Labouvie-Viet认为智慧可以将与世界有关的这两种重要方式重新衔接起来。传统上,它们是二分的且相互对立的。因此,神话一般与情绪、身体、主观性以及所谓的女性特征有关;而理性,由于它与理性思维、智力、客观性等相对应,常被认为更具有男性特征。在我们的文化中,儿童的性别分化也是基于这种二分法的。如果智慧通过超越这些虚构的极性把这些模式重新联结起来,那么这样的描述就会和复杂性的意义相近了。

其他人也发现了与智慧特征相关的两极性。Meacham描述了成熟信念与办事谨慎之间的平衡。Erikson和Kivnick讨论信任与怀疑的矛盾时提出了相同的观点。信任与信念能够让人们自发的、全身心的投入到能够产生新思想、新联系的活动中去;相反,怀疑和谨慎,用一种收获现实成果的最好方式,让整合这些突然出现的联结的活动放缓。这些品质的分裂不仅描述了给个体带来消极结果的条件,也说明在一个更大的社会系统中存在一些不明智的行为。例如,Tillich在综合分析客观性和主观性的研究项目中也隐含了一种文化评论。他认为,现代科学过分强调科学家需要与其要认识的客体分离开来(即主观性所忽视的相反事实为客观性提供了基础),现代科学主要是处在辩证关系中客观--分离这一端来认识事物本身,这就把技术层面的知识与人性关怀与利益割裂开来。这样做的结果是,人们要面对许多由于对技术的滥用而产生的问题与危险。

智慧是一种结构,是对心理复杂性的最充分的表达。智慧的人通过理解自我与环境的动力关系,最大程度的发展了通向最优体验的能力。这大概就是为什么人们在谈论智慧时,通常将它与超越或入迷的状态相联系。智慧的人对其漫长而丰富的人生进行反思,理解了整合是出于回避焦虑与失调的需要、分化是出于避免倦怠和停滞的需要,智慧就是通过这些过程而历练出来的。由于智慧的人能够将主观性与客观性这两种模式协调起来,因而对整合和分化的过程进行自我调节就是可行的。智慧的人做好了准备,通过保持和谐一致来随时随地发挥自己的优势,但是在不可预测的情境中,则依赖于特定的时间、地点及情境。

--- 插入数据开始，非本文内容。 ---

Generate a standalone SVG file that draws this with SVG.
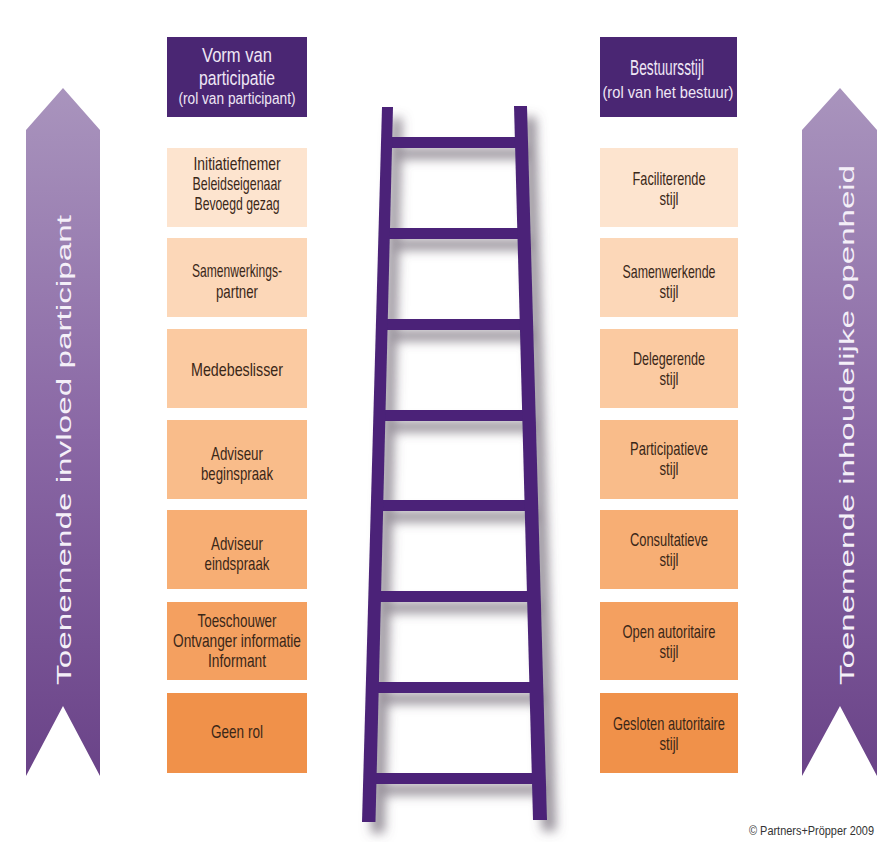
<svg xmlns="http://www.w3.org/2000/svg" width="877" height="842" viewBox="0 0 877 842">
<defs>
<linearGradient id="arrowGrad" x1="0" y1="0" x2="0" y2="1">
<stop offset="0" stop-color="#a994bd"/>
<stop offset="0.5" stop-color="#8a68a5"/>
<stop offset="1" stop-color="#6a4388"/>
</linearGradient>
<filter id="ladderShadow" x="-20%" y="-10%" width="150%" height="130%">
<feDropShadow dx="9" dy="11" stdDeviation="5.5" flood-color="#5e5563" flood-opacity="0.65"/>
</filter>
</defs>
<style>
.hdr{fill:#4a2673}
.hdrTxt{font-family:"Liberation Sans Narrow","Liberation Sans",Arial,sans-serif;fill:#efe7f5;text-anchor:middle}
.boxTxt{font-family:"Liberation Sans Narrow","Liberation Sans",Arial,sans-serif;font-size:18.5px;fill:#3a2718;text-anchor:middle}
.arrowTxt{font-family:"Liberation Sans",Arial,sans-serif;font-size:20px;fill:#f4eff8;text-anchor:middle}
.rail{fill:#4b2478}
.c1{fill:#fde4cf}.c2{fill:#fcd7b8}.c3{fill:#fbcaa1}.c4{fill:#f9bc8a}.c5{fill:#f7ae74}.c6{fill:#f4a060}.c7{fill:#f0914a}
</style>
<rect width="877" height="842" fill="#ffffff"/>

<g id="arrow-left">
<polygon points="63,88 100,130 100,776 63,706 26,776 26,130" fill="url(#arrowGrad)"/>
<text class="arrowTxt" transform="translate(71,450) rotate(-90)" x="0" y="0" textLength="470" lengthAdjust="spacingAndGlyphs">Toenemende invloed participant</text>
</g>
<g id="arrow-right">
<polygon points="840,88 877,130 877,776 840,706 802,776 802,130" fill="url(#arrowGrad)"/>
<text class="arrowTxt" transform="translate(854,425) rotate(-90)" x="0" y="0" textLength="520" lengthAdjust="spacingAndGlyphs">Toenemende inhoudelijke openheid</text>
</g>

<g id="header-left">
<rect class="hdr" x="167" y="37" width="140" height="80"/>
<text class="hdrTxt" x="237" y="62" font-size="20.5" textLength="70" lengthAdjust="spacingAndGlyphs">Vorm van</text>
<text class="hdrTxt" x="237" y="85" font-size="20.5" textLength="76" lengthAdjust="spacingAndGlyphs">participatie</text>
<text class="hdrTxt" x="237" y="104" font-size="16" textLength="117" lengthAdjust="spacingAndGlyphs">(rol van participant)</text>
</g>
<g id="header-right">
<rect class="hdr" x="600" y="37" width="137" height="80"/>
<text class="hdrTxt" x="667" y="75" font-size="22" textLength="74" lengthAdjust="spacingAndGlyphs">Bestuursstijl</text>
<text class="hdrTxt" x="668" y="98" font-size="17" textLength="131" lengthAdjust="spacingAndGlyphs">(rol van het bestuur)</text>
</g>

<g id="left-1"><rect class="c1" x="167" y="148" width="140" height="79"/>
<text class="boxTxt" x="237" y="170" textLength="87" lengthAdjust="spacingAndGlyphs">Initiatiefnemer</text>
<text class="boxTxt" x="237" y="190" textLength="89" lengthAdjust="spacingAndGlyphs">Beleidseigenaar</text>
<text class="boxTxt" x="237" y="210" textLength="85" lengthAdjust="spacingAndGlyphs">Bevoegd gezag</text></g>
<g id="left-2"><rect class="c2" x="167" y="238" width="140" height="79"/>
<text class="boxTxt" x="237" y="277" textLength="90" lengthAdjust="spacingAndGlyphs">Samenwerkings-</text>
<text class="boxTxt" x="237" y="298" textLength="42" lengthAdjust="spacingAndGlyphs">partner</text></g>
<g id="left-3"><rect class="c3" x="167" y="329" width="140" height="79"/>
<text class="boxTxt" x="237" y="376" textLength="92" lengthAdjust="spacingAndGlyphs">Medebeslisser</text></g>
<g id="left-4"><rect class="c4" x="167" y="420" width="140" height="79"/>
<text class="boxTxt" x="237" y="460" textLength="52" lengthAdjust="spacingAndGlyphs">Adviseur</text>
<text class="boxTxt" x="237" y="480" textLength="72" lengthAdjust="spacingAndGlyphs">beginspraak</text></g>
<g id="left-5"><rect class="c5" x="167" y="510" width="140" height="79"/>
<text class="boxTxt" x="237" y="550" textLength="52" lengthAdjust="spacingAndGlyphs">Adviseur</text>
<text class="boxTxt" x="237" y="570" textLength="65" lengthAdjust="spacingAndGlyphs">eindspraak</text></g>
<g id="left-6"><rect class="c6" x="167" y="602" width="140" height="78"/>
<text class="boxTxt" x="237" y="627" textLength="79" lengthAdjust="spacingAndGlyphs">Toeschouwer</text>
<text class="boxTxt" x="237" y="647" textLength="128" lengthAdjust="spacingAndGlyphs">Ontvanger informatie</text>
<text class="boxTxt" x="237" y="667" textLength="58" lengthAdjust="spacingAndGlyphs">Informant</text></g>
<g id="left-7"><rect class="c7" x="167" y="693" width="140" height="80"/>
<text class="boxTxt" x="237" y="738" textLength="52" lengthAdjust="spacingAndGlyphs">Geen rol</text></g>

<g id="right-1"><rect class="c1" x="600" y="148" width="138" height="79"/>
<text class="boxTxt" x="669" y="185" textLength="73" lengthAdjust="spacingAndGlyphs">Faciliterende</text>
<text class="boxTxt" x="669" y="205" textLength="19" lengthAdjust="spacingAndGlyphs">stijl</text></g>
<g id="right-2"><rect class="c2" x="600" y="238" width="138" height="79"/>
<text class="boxTxt" x="669" y="278" textLength="93" lengthAdjust="spacingAndGlyphs">Samenwerkende</text>
<text class="boxTxt" x="669" y="298" textLength="19" lengthAdjust="spacingAndGlyphs">stijl</text></g>
<g id="right-3"><rect class="c3" x="600" y="329" width="138" height="79"/>
<text class="boxTxt" x="669" y="365" textLength="72" lengthAdjust="spacingAndGlyphs">Delegerende</text>
<text class="boxTxt" x="669" y="385" textLength="19" lengthAdjust="spacingAndGlyphs">stijl</text></g>
<g id="right-4"><rect class="c4" x="600" y="420" width="138" height="79"/>
<text class="boxTxt" x="669" y="455" textLength="78" lengthAdjust="spacingAndGlyphs">Participatieve</text>
<text class="boxTxt" x="669" y="475" textLength="19" lengthAdjust="spacingAndGlyphs">stijl</text></g>
<g id="right-5"><rect class="c5" x="600" y="510" width="138" height="79"/>
<text class="boxTxt" x="669" y="546" textLength="78" lengthAdjust="spacingAndGlyphs">Consultatieve</text>
<text class="boxTxt" x="669" y="566" textLength="19" lengthAdjust="spacingAndGlyphs">stijl</text></g>
<g id="right-6"><rect class="c6" x="600" y="602" width="138" height="78"/>
<text class="boxTxt" x="669" y="638" textLength="93" lengthAdjust="spacingAndGlyphs">Open autoritaire</text>
<text class="boxTxt" x="669" y="658" textLength="19" lengthAdjust="spacingAndGlyphs">stijl</text></g>
<g id="right-7"><rect class="c7" x="600" y="693" width="138" height="80"/>
<text class="boxTxt" x="669" y="730" textLength="112" lengthAdjust="spacingAndGlyphs">Gesloten autoritaire</text>
<text class="boxTxt" x="669" y="750" textLength="19" lengthAdjust="spacingAndGlyphs">stijl</text></g>

<g id="ladder" filter="url(#ladderShadow)">
<rect class="rail" x="386" y="137" width="136" height="11"/>
<rect class="rail" x="384" y="228" width="140" height="11"/>
<rect class="rail" x="381.5" y="319" width="145" height="11"/>
<rect class="rail" x="379" y="410" width="150" height="11"/>
<rect class="rail" x="377" y="500" width="154.5" height="11"/>
<rect class="rail" x="374.5" y="591" width="159.5" height="11"/>
<rect class="rail" x="372" y="682" width="164.5" height="11"/>
<rect class="rail" x="369.5" y="773" width="169.5" height="11"/>
<polygon class="rail" points="382,107 393,107 375.5,822 362,822"/>
<polygon class="rail" points="514,106 527,106 547,820 533,820"/>
</g>

<g id="connectors"/>

<g id="copyright">
<text x="874" y="835" text-anchor="end" font-family="Liberation Sans Narrow, Liberation Sans, Arial, sans-serif" font-size="12.5" fill="#333333" textLength="125" lengthAdjust="spacingAndGlyphs">© Partners+Pröpper 2009</text>
</g>
</svg>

就如同对任何复杂系统的描述一样,对智慧的人的描述也具有似是而非的必然性,在特定的环境中用强调过程、对立和互动的辩证概念来表达是最好的。因此,发展性研究旨在更好的理解人们的激励性特征,毫无疑问,这非常困难。然而,已有大量研究证实智慧是潜在的成熟的结果。有关智慧的现象学解释是对这些研究的进一步支持。除了实证研究,对不同文化和历史时期中有关智慧看法的解释学研究,也是行之有效的方法。

总之,本章节试图更具体的论述心理复杂性的一些特征,即能够使分化与整合之间实现辩证和谐的一些品质。这些特征让个体能够在创造自身环境并进一步促进发展中发挥积极的作用,在对人的发展产生影响的各种生物和文化因素中,它们只是其中包含的一部分或者一小部分。终身学习的能力以及在环境中相对缺乏的“电路”反应可能是人类最显著的特征。Lerner得出了相同结论,他认为,在发展过程中得到最优发展的即是那些能够适应不可预知的情境的自我调节能力或风格(即改变自我以适应环境或者改变环境以适应自我)。虽然,这些激励性特征可能与遗传素质(如,可能影响开放/退缩水平的气质特征,集中注意的能力等)有关,它们也会受到社会化情境的影响,尤其是受到家庭的影响。因此,了解这些特征是如何在儿童发展过程中产生的,是理解人类发展的关键所在。